As a child I marvelled at the tiny works of art, which to me represented her travels across the world. Some were simple, some complex, all were glass. As I sit here now trying to picture them, I recall specifically one wrapped in white macrame, another the shape of a green marble obelisk, another a broad busty shape in deep blue with a silver top. Regardless of how pretty the bottle, or the scent, none stands out more than the bottle of Chanel No. 5. Iconic is really the only word.


She must have worn these various scents, but I don't ever recall noticing except when she died and I collected them up and saw how many were either partially or fully empty.


I do not have a dressing table, or even a surface large enough, or out of the way enough, to display the circle mirror tray and all the bottles as she did, and besides, I've given away many of them as tokens or remembrances of her, so I've place them instead, usually in groups of three (a whole other topic of discussion), around the house so that she can comfortably travel with me from room to room.



Regardless of how pretty the bottle, or the scent, none stands out more than the bottle of Chanel No. 5. Iconic is really the only word.



The half full bottle of Chanel is in what I call the Men's Room. A little research places its vintage as 1960s. I admit that there was no thought given to the perfume's history or its significance to my grandmother when I placed it there on a shelf just above the toilet at eye level, juxtaposed with a large piece of petrified wood. On reflection, I think it appropriate that it be one of the signature items in this room because one can't help but see them both as they move purposely through the space. I could spend pages writing about the symbolism of these placements even as they contrast to the water and ship art that surrounds them. Suffice it to say, it was all subconscious.


Of Coco, the thing that stands out most in my mind, thanks to Hollywood and whether I like it or not, is that she was a collaborator during World War II. Unfortunately this defines her as much as her perfume, but doesn't, as it did for so many, diminish her power as a woman of prestige and class. This, of course, took place well after she made her name (and her fortune).

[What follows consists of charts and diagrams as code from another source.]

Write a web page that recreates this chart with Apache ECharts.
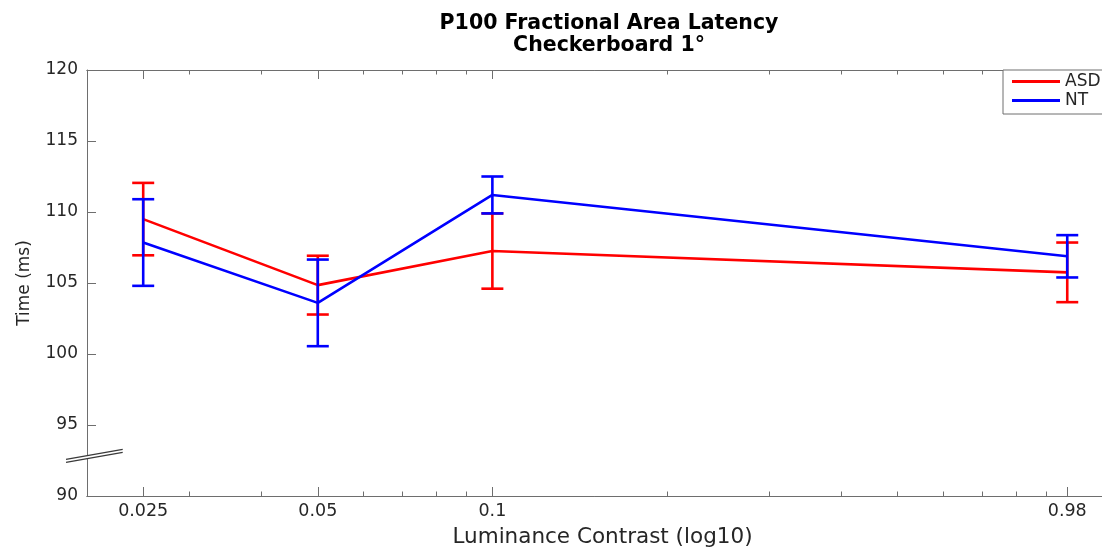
<!DOCTYPE html>
<html>
<head>
<meta charset="utf-8">
<title>P100 Fractional Area Latency</title>
<script src="https://cdn.jsdelivr.net/npm/echarts@6/dist/echarts.min.js"></script>
<style>
  html, body { margin: 0; padding: 0; background: #ffffff; }
  #chart { width: 1102px; height: 548px; }
</style>
</head>
<body>
<div id="chart"></div>
<script>
// Luminance contrast levels (x, plotted on a log10 scale)
const contrast = [0.025, 0.05, 0.1, 0.98];
// Group means and error-bar half widths (ms)
const asdMean = [109.5, 104.85, 107.25, 105.75];
const asdErr  = [2.55, 2.07, 2.65, 2.1];
const ntMean  = [107.85, 103.6, 111.2, 106.88];
const ntErr   = [3.05, 3.05, 1.3, 1.49];
// Axis ticks
const xTickValues = [0.025, 0.05, 0.1, 0.98];
const xTickLabels = ['0.025', '0.05', '0.1', '0.98'];
const xMinorValues = [0.03, 0.04, 0.06, 0.07, 0.08, 0.09, 0.2, 0.3, 0.4, 0.5, 0.6, 0.7, 0.8, 0.9];
const xRange = [0.02, 1.125];
const yRange = [90, 120];
const yStep = 5;

const FONT = 'DejaVu Sans';
const AXIS_COLOR = '#6e6e6e';
const TEXT_COLOR = '#262626';
const lg = Math.log10;

const majorLog = xTickValues.map(lg);
const minorLog = xMinorValues.map(lg);

function lineData(means) {
  return contrast.map((c, i) => [lg(c), means[i]]);
}
function errData(means, errs) {
  return contrast.map((c, i) => [lg(c), means[i] - errs[i], means[i] + errs[i]]);
}
function errRenderer(color) {
  return function (params, api) {
    const x = api.value(0);
    const pLo = api.coord([x, api.value(1)]);
    const pHi = api.coord([x, api.value(2)]);
    const half = 11;
    const style = { stroke: color, lineWidth: 2.6, fill: null };
    return {
      type: 'group',
      children: [
        { type: 'line', shape: { x1: pLo[0], y1: pLo[1], x2: pHi[0], y2: pHi[1] }, style },
        { type: 'line', shape: { x1: pLo[0] - half, y1: pLo[1], x2: pLo[0] + half, y2: pLo[1] }, style },
        { type: 'line', shape: { x1: pHi[0] - half, y1: pHi[1], x2: pHi[0] + half, y2: pHi[1] }, style }
      ]
    };
  };
}

function xAxisBase(position, ticks, len, withLabels) {
  return {
    type: 'value',
    position: position,
    gridIndex: 0,
    min: lg(xRange[0]),
    max: lg(xRange[1]),
    axisLine: { show: true, onZero: false, lineStyle: { color: AXIS_COLOR, width: 1 } },
    axisTick: { show: true, inside: true, length: len, customValues: ticks,
                lineStyle: { color: AXIS_COLOR, width: 1 } },
    axisLabel: withLabels ? {
      show: true, customValues: majorLog, margin: 6,
      fontFamily: FONT, fontSize: 17.5, color: TEXT_COLOR,
      formatter: function (v) {
        let best = 0;
        majorLog.forEach((m, i) => { if (Math.abs(m - v) < Math.abs(majorLog[best] - v)) best = i; });
        return xTickLabels[best];
      }
    } : { show: false },
    splitLine: { show: false }
  };
}

const xMain = xAxisBase('bottom', majorLog, 9, true);
xMain.name = 'Luminance Contrast (log10)';
xMain.nameLocation = 'middle';
xMain.nameGap = 30;
xMain.nameTextStyle = { fontFamily: FONT, fontSize: 21.5, color: TEXT_COLOR, padding: [0, 0, 0, 16] };

const chart = echarts.init(document.getElementById('chart'), null, { renderer: 'canvas' });
chart.setOption({
  animation: false,
  backgroundColor: '#ffffff',
  title: {
    text: 'P100 Fractional Area Latency\nCheckerboard 1°',
    left: 609,
    top: 13,
    textAlign: 'center',
    padding: 0,
    textStyle: { fontFamily: FONT, fontWeight: 'bold', fontSize: 20.5, lineHeight: 22, color: '#000000' }
  },
  legend: {
    orient: 'vertical',
    left: 1003,
    top: 70,
    padding: [3, 60, 5, 9],
    itemWidth: 48,
    itemHeight: 3,
    itemGap: 2,
    icon: 'rect',
    borderColor: AXIS_COLOR,
    borderWidth: 1,
    borderRadius: 0,
    backgroundColor: '#ffffff',
    textStyle: { fontFamily: FONT, fontSize: 17, lineHeight: 17, color: TEXT_COLOR },
    data: ['ASD', 'NT']
  },
  grid: { left: 87, top: 70, right: 0, bottom: 52, containLabel: false, outerBoundsMode: 'none' },
  xAxis: [
    xMain,
    xAxisBase('bottom', minorLog, 4.5, false),
    xAxisBase('top', majorLog, 9, false),
    xAxisBase('top', minorLog, 4.5, false)
  ],
  yAxis: [{
    type: 'value',
    position: 'left',
    min: yRange[0],
    max: yRange[1],
    interval: yStep,
    name: 'Time (ms)',
    nameLocation: 'middle',
    nameGap: 54,
    nameTextStyle: { fontFamily: FONT, fontSize: 17, color: TEXT_COLOR },
    axisLine: { show: true, onZero: false, lineStyle: { color: AXIS_COLOR, width: 1 } },
    axisTick: { show: true, inside: true, length: 9, lineStyle: { color: AXIS_COLOR, width: 1 } },
    axisLabel: { margin: 9, fontFamily: FONT, fontSize: 17, color: TEXT_COLOR },
    splitLine: { show: false }
  }],
  series: [
    {
      name: 'ASD', type: 'line', xAxisIndex: 0, yAxisIndex: 0,
      data: lineData(asdMean), symbol: 'none', color: '#ff0000',
      lineStyle: { width: 2.6, color: '#ff0000' }, z: 2
    },
    {
      name: 'ASD error', type: 'custom', xAxisIndex: 0, yAxisIndex: 0,
      data: errData(asdMean, asdErr), encode: { x: 0, y: [1, 2] },
      renderItem: errRenderer('#ff0000'), z: 2
    },
    {
      name: 'NT', type: 'line', xAxisIndex: 0, yAxisIndex: 0,
      data: lineData(ntMean), symbol: 'none', color: '#0000ff',
      lineStyle: { width: 2.6, color: '#0000ff' }, z: 3
    },
    {
      name: 'NT error', type: 'custom', xAxisIndex: 0, yAxisIndex: 0,
      data: errData(ntMean, ntErr), encode: { x: 0, y: [1, 2] },
      renderItem: errRenderer('#0000ff'), z: 3
    }
  ],
  // Axis-break marker on the y axis
  graphic: [
    { type: 'polygon', z: 100,
      shape: { points: [[66, 459.3], [122.7, 449.3], [122.7, 452.3], [66, 462.3]] },
      style: { fill: '#ffffff' } },
    { type: 'line', z: 101,
      shape: { x1: 66, y1: 459.3, x2: 122.7, y2: 449.3 },
      style: { stroke: '#3a3a3a', lineWidth: 1.3 } },
    { type: 'line', z: 101,
      shape: { x1: 66, y1: 462.3, x2: 122.7, y2: 452.3 },
      style: { stroke: '#3a3a3a', lineWidth: 1.3 } }
  ]
});
</script>
</body>
</html>
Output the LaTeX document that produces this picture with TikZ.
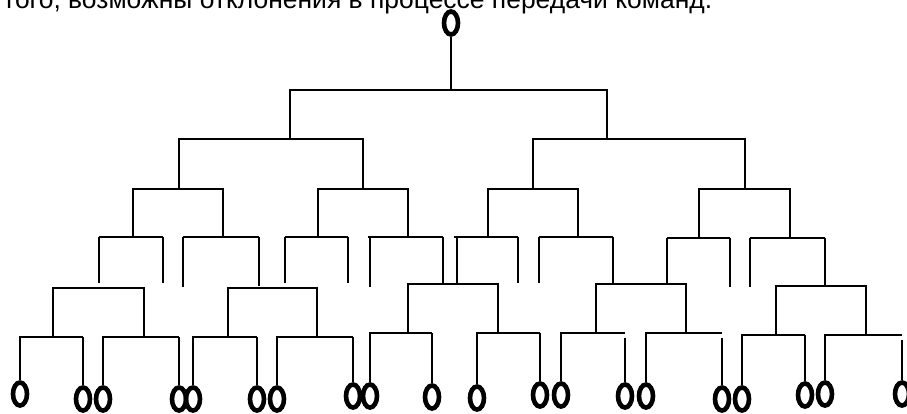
\documentclass[tikz,border=0pt]{standalone}
\usepackage{fontspec}
\setmainfont{Liberation Sans}
\usepackage{graphicx}
\usetikzlibrary{shapes.geometric}

\begin{document}
\begin{tikzpicture}[x=1pt,y=-1pt,
 br/.style={line width=1.8pt},
 leaf/.style={ellipse,draw,line width=4.6pt,minimum width=14pt,
 minimum height=23pt,inner sep=0pt}]
\useasboundingbox (0,0) rectangle (907,413);
\node[anchor=base west,inner sep=0pt] (txt) at (3,8)
 {\resizebox{709pt}{!}{того, возможны отклонения в процессе передачи команд.}};
% root and upper levels
\node[leaf] (root) at (451,23) {};
\coordinate (top) at (451,90);
\draw[br] (root.south) -- (top);
\draw[br] (290,139) |- (607,90) -- (607,139);
\draw[br] (179,189) |- (363,139) -- (363,189);
\draw[br] (533,189) |- (745,139) -- (745,189);
\foreach \a/\b/\e in {133/223/237,318/408/237,488/578/237,699/790/238}
 \draw[br] (\a,\e) |- (\b,189) -- (\b,\e);
% hanging forks
\foreach \y/\h/\a/\b/\ea/\eb in {237/99/99/163/283/283,237/183/183/259/287/286,
 237/285/285/348/283/283,237/368/370/443/287/284,237/454/457/518/284/283,
 237/539/539/613/283/284,238/667/667/730/284/287,238/750/750/825/287/286}
 \draw[br] (\h,\y) -- (\b,\y) (\a,\y) -- (\a,\ea) (\b,\y) -- (\b,\eb);
\foreach \y/\a/\b/\e in {288/53/144/337,288/228/317/337,284/408/498/333,
 284/596/686/333,286/776/866/335}
 \draw[br] (\a,\e) |- (\b,\y) -- (\b,\e);
% leaves
\foreach \n/\x/\y in {1/20/394,2/83/399,3/103/399,4/179/399,5/193/399,
 6/257/399,7/277/399,8/353/396,9/370/396,10/432/397,11/477/398,12/540/395,
 13/561/395,14/625/396,15/646/396,16/722/399,17/742/399,18/805/395,
 19/825/394,20/902/394}
 \node[leaf] (l\n) at (\x,\y) {};
\foreach \y/\b/\la/\lb/\s in {337/83/1/2/337,337/179/3/4/337,337/257/5/6/337,
 337/353/7/8/337,333/432/9/10/333,333/540/11/12/333,333/625/13/14/338,
 333/722/15/16/338,335/805/17/18/335,335/902/19/20/340}
 \draw[br] (l\la.north) |- (\b,\y) (\b,\s) -- (l\lb.north);
\end{tikzpicture}
\end{document}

The perfume itself, and her first, is fraught with meaning and power. A scent that was designed to give women both. The bottle itself was said to have imitated her lover's whisky decanter, and the amber color, richer and deeper with age, bears this out.


A glass bottle of Chanel No 5 perfume
Contemplative Crystal - Chanel


I photographed the two pieces the other day, primarily for an assignment in a photography course I'm taking, but also as an on-going "art-ifact" project I'm engaged in to catalog all the wonderful things left behind. As I played with different looks, different processing of the image, I stumbled (as I often do) into an inverted version. The petrified wood took on a look of a potent and powerful crystal while the bottle was reduced to an outline around which the rich amber liquid fades out. The whole image was completely transformed, but contains as many representations and symbols as the original.


Perhaps that was, after all, what Coco was trying to sell--transformation--and my grandmother bought into it.